This morning I woke to a second day of pretty severe cramping (it would appear that the endometreosis, cleared up by that the laparoscopy I had two years ago, is back) and a slightly sore throat probably passed on to me by Clara who’s been fighting something since early last week.
Ignoring those minor discomforts, I ate my bowl of oatmeal, my slice of whole wheat toast with peanut butter and choked down my glass of grapefruit juice as I prepared for my Sunday morning long run. Last week I did 6.5 miles; this week I was aiming for 7.
I went upstairs and found my other knee brace, also ignoring the slight throb in my bad knee that was gently nagging me, suggesting I might want to rethink the run. Found some workout clothes – sports bra, running tank, workout capris and socks – and was going into the bathroom to pull my hair up when I walked into the bathroom door and stubbed my baby toe. And immediately swore numerous times.
I don’t consider myself athletic by any means and not long ago, banging my toe would have been the final straw. I would have canceled the run, stayed in my pajamas and guiltily defended my decision to not run by showing off my already swelling toe.
But things have changed for me in the past couple of months – I’m eating healthier, seriously running 3-4 days a week (mostly on the treadmill while I strengthen my bum knee that started to act up when I pushed too hard a few weeks ago), doing weights and the rowing machine 3 days a week, using the weight program that my father-in-law designed for me (he just got a job as a personal trainer here and has permanently relocated). I’ve lost 7.5lbs and am finally getting rid of the tummy that’s plagued me since long before I was even pregnant with Clara.
At this rate, I may very well be wearing a bikini pool side when we go to Vegas for my birthday in September, and will actually be comfortable wearing it.
Today was a huge turning point for me when I went downstairs, in my workout clothes, and showed off my swollen toe. “Nothing a couple of Advil won’t handle,” I said optimistically, as I downed them with a glass of water before putting on my brace and lacing up my shoes.
I hobbled onto the treadmill at the gym and limped through my warm up. Set the machine to 6.0 with intervals planned at 6.3, unscrewed the caps off both water bottles and off I went.
My father-in-law, who was at the gym with me, told me afterwards that it sounds like I got into homeostasis within the first mile or so, and maintained it during my entire run. After each mile or so, I paused to drink water and check my heart rate and each and every time, it read 156 – 84% of my maximum heart rate -exactly the intensity I’m supposed to be working at, according to Terry.

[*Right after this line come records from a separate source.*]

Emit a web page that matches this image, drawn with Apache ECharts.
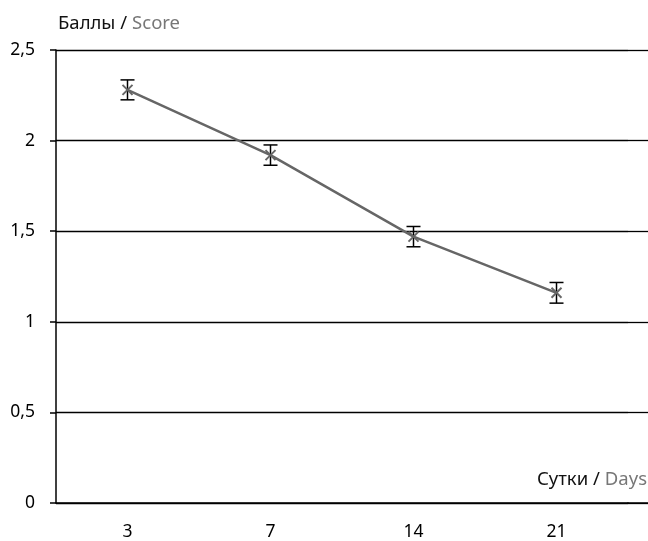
<!DOCTYPE html>
<html>
<head>
<meta charset="utf-8">
<script src="https://cdn.jsdelivr.net/npm/echarts@6/dist/echarts.min.js"></script>
<style>
  html, body { margin: 0; padding: 0; background: #fff; }
  #chart { width: 648px; height: 541px; }
</style>
</head>
<body>
<div id="chart"></div>
<script>
const days = ['3', '7', '14', '21'];
const scores = [2.28, 1.92, 1.47, 1.16];
const errors = [0.055, 0.056, 0.056, 0.057];
const yTicks = [0, 0.5, 1, 1.5, 2, 2.5];

const font = '"Noto Sans", "Open Sans", sans-serif';
let myChart = echarts.init(document.getElementById('chart'));

const nameRich = {
    a: { color: '#111', fontSize: 18.5, fontWeight: 'normal', fontFamily: font },
    b: { color: '#777', fontSize: 18.5, fontWeight: 'normal', fontFamily: font },
};

myChart.setOption({
    animation: false,
    title: [
        {
            text: '{a|Баллы /} {b|Score}',
            left: 53, top: 9,
            textStyle: { rich: nameRich },
        },
        {
            text: '{a|Сутки /} {b|Days}',
            right: -4, top: 465,
            textStyle: { rich: nameRich },
        },
    ],
    grid: [
        { left: 56, right: 20, top: 50, bottom: 38, outerBoundsMode: 'none' },
        // thin strip on the right so the gridlines run to the edge
        { left: 628, right: 0, top: 50, bottom: 38, outerBoundsMode: 'none' },
    ],
    xAxis: [
        {
            type: 'category',
            data: days,
            gridIndex: 0,
            boundaryGap: true,
            axisLine: { lineStyle: { color: '#000', width: 1.5 } },
            axisTick: { length: 7, lineStyle: { color: '#000', width: 1.5 } },
            axisLabel: { color: '#000', fontSize: 17.5, fontFamily: font, margin: 20 },
        },
        {
            type: 'category',
            data: [''],
            gridIndex: 1,
            axisLine: { lineStyle: { color: '#000', width: 1.5 } },
            axisTick: { show: false },
            axisLabel: { show: false },
        },
    ],
    yAxis: [
        {
            type: 'value',
            gridIndex: 0,
            min: yTicks[0],
            max: yTicks[yTicks.length - 1],
            interval: 0.5,
            axisLine: { show: true, lineStyle: { color: '#000', width: 1.5 } },
            axisTick: { show: true, length: 6, lineStyle: { color: '#000', width: 1.5 } },
            axisLabel: {
                color: '#000', fontSize: 17.5, fontFamily: font, margin: 21,
                formatter: (v) => String(v).replace('.', ','),
            },
            splitLine: { show: true, lineStyle: { color: '#000', width: 1.3 } },
        },
        {
            type: 'value',
            gridIndex: 1,
            min: yTicks[0],
            max: yTicks[yTicks.length - 1],
            interval: 0.5,
            axisLine: { show: false },
            axisTick: { show: false },
            axisLabel: { show: false },
            splitLine: { show: true, lineStyle: { color: '#000', width: 1.3 } },
        },
    ],
    series: [
        {
            type: 'line',
            data: scores,
            xAxisIndex: 0,
            yAxisIndex: 0,
            symbol: 'none',
            lineStyle: { color: '#666', width: 2.5 },
            z: 3,
        },
        {
            // error bars and x markers
            type: 'custom',
            xAxisIndex: 0,
            yAxisIndex: 0,
            data: scores.map((s, i) => [i, s, s - errors[i], s + errors[i]]),
            z: 4,
            renderItem: (params, api) => {
                const c = api.coord([api.value(0), api.value(1)]);
                const lo = api.coord([api.value(0), api.value(2)]);
                const hi = api.coord([api.value(0), api.value(3)]);
                const w = 7, m = 5;
                const bar = { stroke: '#000', lineWidth: 1.5 };
                const mk = { stroke: '#666', lineWidth: 2 };
                return {
                    type: 'group',
                    children: [
                        { type: 'line', shape: { x1: c[0], y1: lo[1], x2: c[0], y2: hi[1] }, style: bar },
                        { type: 'line', shape: { x1: c[0] - w, y1: lo[1], x2: c[0] + w, y2: lo[1] }, style: bar },
                        { type: 'line', shape: { x1: c[0] - w, y1: hi[1], x2: c[0] + w, y2: hi[1] }, style: bar },
                        { type: 'line', shape: { x1: c[0] - m, y1: c[1] - m, x2: c[0] + m, y2: c[1] + m }, style: mk },
                        { type: 'line', shape: { x1: c[0] - m, y1: c[1] + m, x2: c[0] + m, y2: c[1] - m }, style: mk },
                    ],
                };
            },
        },
    ],
});
window.addEventListener('resize', () => {
    myChart.resize();
});
</script>
</body>
</html>
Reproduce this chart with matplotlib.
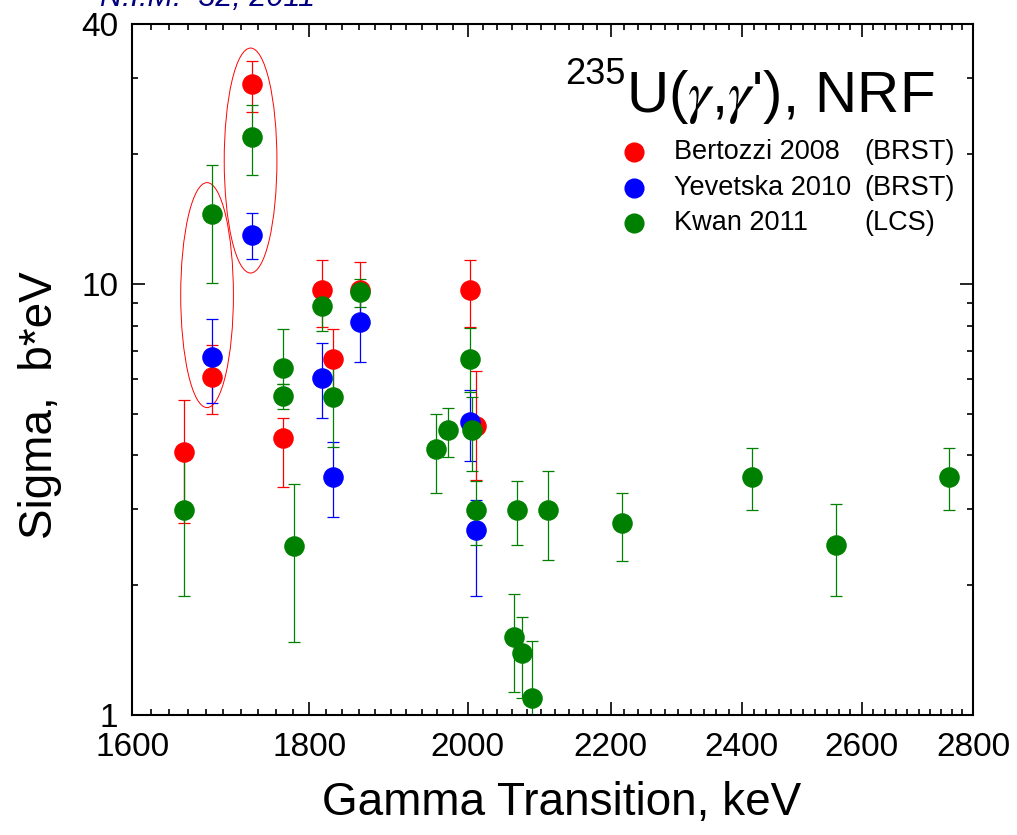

Homeostasis is a state ideal for long-distance running and I achieved it with very little effort – I breathed easily, my legs were strong, the muscles never burned, I felt like I could run all day.
I ran against the odds this morning – ignored the throbbing of my toe, the soreness of my throat, the cramping in my back. Respected the knee by taking it slow but still ran regardless. The old me wouldn’t have run even a mile feeling the way I did; the new me ran the planned 7 miles in just over an hour.
I returned home feeling elated and victorious. My little toe, however, didn’t do so well. In fact, I was scared to take off my shoe and sock to see what had become of it.
It would appear that I had every reason to be scared, because this, this is my toe.
My friend at the pool this afternoon took one look at my toe and said, “you know your toe is broken, right?”
I looked down at it, in all it’s red and purpleness and I couldn’t help it, I grinned. “Maybe,” I said, “but I still ran 7 miles.”
And in my head I thought, “I’m one of those people.”